Cependant, tout porte à croire que l’objectif des législateurs est de parvenir à diminuer l’impact de ce statut. Le monde du travail a subi une véritable mutation ces quarante dernières années, avec une précarisation accrue des carrières du privé, qui, bien entendu, vient percuter le statut de la fonction publique bien plus protecteur. Les nouvelles générations de diplômés ont d’ailleurs intégré cette précarité dans leur parcours de vie. Ils choisissent le contrat pour être plus libres et travailler pour le plus offrant. Qui pourrait le leur reprocher ? On peut seulement s’interroger sur leur rapport à l’intérêt général. Se sentiront-ils toujours aussi liés à la collectivité qui les a embauchés sur des missions limitées dans le temps ? Il n’est pas question ici de remettre en cause les évolutions du monde du travail, mais de s’interroger sur les outils à développer pour motiver ces nouveaux arrivants à rester dans la collectivité, et maintenir ainsi un socle pérenne d’agents.
Fonction publique déconsidérée
Alors, que peut offrir la fonction publique ? Indiscutablement, du sens : que l’on retrouve dans la nature même des missions rendues, dans un souci d’intérêt général, avec l’objectif d’une égalité de résultat et d’une équité de traitement.
Ce sens est accentué par l’absence de lien financier direct entre l’agent public et l’usager : il n’y a pas d’objectif financier à atteindre. L’usager n’est pas un client. Le service est désintéressé. Et pour le reste, qu’en est-il ? La sécurité de l’emploi et l’égalité de traitement sont menacées par le recours élargi au contrat, les possibilités de transfert d’office, la rupture conventionnelle, etc. Le déroulement de carrière d’un attaché est bloqué au bout de vingt à trente ans, pour le grade comme pour les fonctions.
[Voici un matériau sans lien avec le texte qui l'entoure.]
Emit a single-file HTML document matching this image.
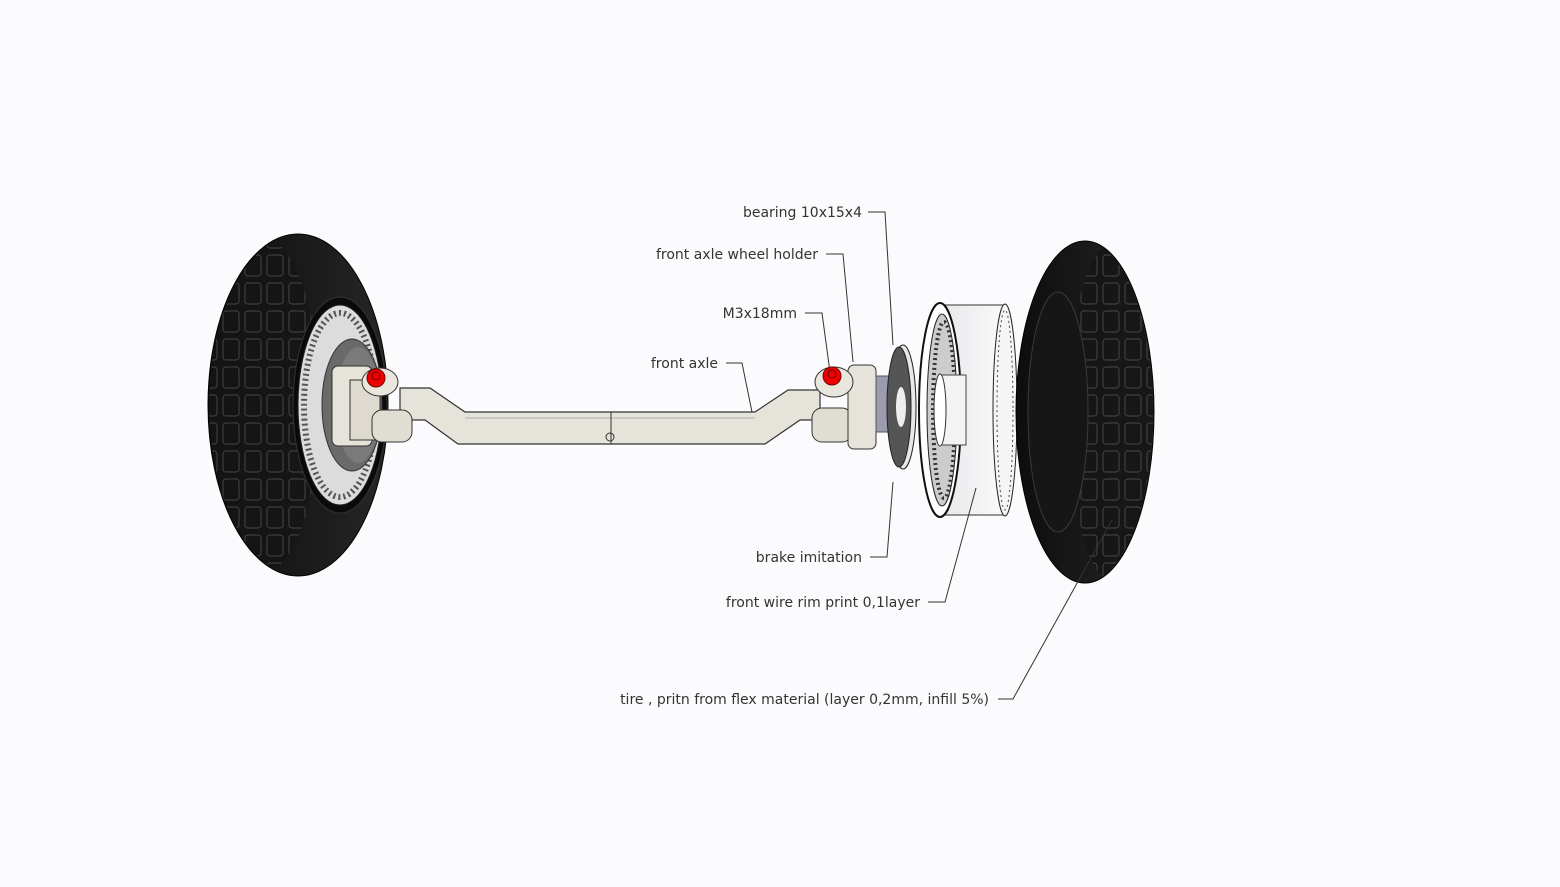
<!DOCTYPE html>
<html><head><style>
html,body{margin:0;padding:0;background:#fbfbfd;}
svg{display:block}
text{font-family:"DejaVu Sans","Liberation Sans",sans-serif;font-size:14px;fill:#333}
</style></head><body>
<svg width="1560" height="887" viewBox="0 0 1560 887">
<defs>
<pattern id="tread" width="22" height="28" patternUnits="userSpaceOnUse">
<rect width="22" height="28" fill="#151515"/>
<rect x="3" y="3" width="16" height="21" rx="3" fill="none" stroke="#444" stroke-width="1.2"/>
</pattern>
<linearGradient id="tg" x1="0" x2="1"><stop offset="0" stop-color="#0d0d0d"/><stop offset="1" stop-color="#262626"/></linearGradient>
<linearGradient id="rimg" x1="0" x2="1"><stop offset="0" stop-color="#e8e8ec"/><stop offset="1" stop-color="#fafafa"/></linearGradient>
<clipPath id="cl"><ellipse cx="298" cy="405" rx="89" ry="170"/></clipPath>
<clipPath id="cr"><ellipse cx="1085" cy="412" rx="68" ry="170"/></clipPath>
</defs>
<rect width="1560" height="887" fill="#fbfbfd"/>

<!-- LEFT WHEEL -->
<ellipse cx="298" cy="405" rx="90" ry="171" fill="url(#tg)" stroke="#000"/>
<g clip-path="url(#cl)"><ellipse cx="262" cy="405" rx="58" ry="168" fill="url(#tread)" opacity="0.85"/></g>
<ellipse cx="340" cy="405" rx="47" ry="108" fill="#0a0a0a" stroke="#333"/>
<ellipse cx="340" cy="405" rx="42" ry="100" fill="#dcdcdc" stroke="#222"/>
<ellipse cx="340" cy="405" rx="36" ry="92" fill="none" stroke="#555" stroke-width="6" stroke-dasharray="2 3"/>
<ellipse cx="352" cy="405" rx="30" ry="66" fill="#6a6a6a" stroke="#333"/>
<ellipse cx="358" cy="405" rx="22" ry="58" fill="#7a7a7a"/>

<!-- AXLE BEAM -->
<polygon points="400,388 430,388 465,412 755,412 788,390 820,390 820,420 800,420 765,444 458,444 425,420 400,420" fill="#e6e3da" stroke="#333" stroke-width="1.2"/>
<line x1="465" y1="418" x2="755" y2="418" stroke="#999" stroke-width="0.8"/>
<line x1="611" y1="412" x2="611" y2="444" stroke="#333"/>
<circle cx="610" cy="437" r="4" fill="none" stroke="#333"/>

<!-- LEFT KNUCKLE -->
<rect x="332" y="366" width="40" height="80" rx="6" fill="#e6e3da" stroke="#333"/>
<rect x="350" y="380" width="30" height="60" fill="#dedad0" stroke="#333"/>
<rect x="372" y="410" width="40" height="32" rx="10" fill="#e0ddd3" stroke="#333"/>
<ellipse cx="380" cy="382" rx="18" ry="14" fill="#e9e6de" stroke="#333"/>
<circle cx="376" cy="378" r="9" fill="#e00" stroke="#700"/>
<circle cx="376" cy="376" r="4" fill="none" stroke="#600"/>

<!-- RIGHT KNUCKLE -->
<rect x="812" y="408" width="40" height="34" rx="10" fill="#e0ddd3" stroke="#333"/>
<rect x="848" y="365" width="28" height="84" rx="6" fill="#e6e3da" stroke="#333"/>
<ellipse cx="834" cy="382" rx="19" ry="15" fill="#e9e6de" stroke="#333"/>
<circle cx="832" cy="376" r="9" fill="#e00" stroke="#700"/>
<circle cx="832" cy="374" r="4" fill="none" stroke="#600"/>
<rect x="876" y="376" width="18" height="56" fill="#9c9cb0" stroke="#555"/>

<!-- BRAKE DISC -->
<ellipse cx="903" cy="407" rx="13" ry="62" fill="#e8e8e8" stroke="#222"/>
<ellipse cx="899" cy="407" rx="12" ry="60" fill="#555" stroke="#222"/>
<ellipse cx="901" cy="407" rx="5" ry="20" fill="#eee"/>

<!-- RIM -->
<polygon points="940,305 1005,305 1005,515 940,515" fill="url(#rimg)"/>
<ellipse cx="1005" cy="410" rx="12" ry="106" fill="#f5f5f5" stroke="#222"/>
<ellipse cx="1005" cy="410" rx="8" ry="100" fill="none" stroke="#444" stroke-dasharray="2 3"/>
<line x1="940" y1="305" x2="1003" y2="305" stroke="#333"/>
<line x1="940" y1="515" x2="1003" y2="515" stroke="#333"/>
<ellipse cx="940" cy="410" rx="21" ry="107" fill="#fff" stroke="#111" stroke-width="2"/>
<ellipse cx="942" cy="410" rx="15" ry="96" fill="#ccc" stroke="#222"/>
<ellipse cx="944" cy="410" rx="11" ry="88" fill="none" stroke="#333" stroke-width="4" stroke-dasharray="2 3"/>
<rect x="940" y="375" width="26" height="70" fill="#f3f3f3" stroke="#444"/>
<ellipse cx="940" cy="410" rx="6" ry="36" fill="#fff" stroke="#333"/>

<!-- RIGHT TIRE -->
<ellipse cx="1085" cy="412" rx="69" ry="171" fill="url(#tg)" stroke="#000"/>
<g clip-path="url(#cr)"><ellipse cx="1112" cy="412" rx="44" ry="168" fill="url(#tread)" opacity="0.85"/></g>
<ellipse cx="1058" cy="412" rx="30" ry="120" fill="#161616" stroke="#3a3a3a"/>

<!-- LEADERS -->
<g fill="none" stroke="#333" stroke-width="1">
<polyline points="868,212 885,212 893,345"/>
<polyline points="826,254 843,254 853,362"/>
<polyline points="805,313 822,313 830,372"/>
<polyline points="726,363 742,363 752,412"/>
<polyline points="870,557 887,557 893,482"/>
<polyline points="928,602 945,602 976,488"/>
<polyline points="998,699 1013,699 1112,520"/>
</g>

<text x="862" y="217" text-anchor="end">bearing 10x15x4</text>
<text x="818" y="259" text-anchor="end">front axle wheel holder</text>
<text x="797" y="318" text-anchor="end">M3x18mm</text>
<text x="718" y="368" text-anchor="end">front axle</text>
<text x="862" y="562" text-anchor="end">brake imitation</text>
<text x="920" y="607" text-anchor="end">front wire rim print 0,1layer</text>
<text x="989" y="704" text-anchor="end">tire , pritn from flex material (layer 0,2mm, infill 5%)</text>
</svg>
</body></html>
La qualité de vie est en baisse, avec une tendance à l’ouverture des services publics le soir, les week-ends, un temps de travail remis en cause et des heures supplémentaires (ni récupérées ni rémunérées pour les cadres A) en augmentation.
La question posée en préambule n’appelle pas une réponse définitive, néanmoins il devient compliqué, dans le contexte actuel, de conseiller à un jeune diplômé de se lancer dans la préparation d’un concours extrêmement difficile et concurrentiel, dont la finalité, s’il trouve un poste, reviendra à s’engager dans un modèle de fonction publique déconsidéré par les citoyens et la puissance publique, offrant un déroulement de carrière sans commune mesure avec celle du privé et où les notions de service et d’intérêt général s’étiolent progressivement après chaque réforme.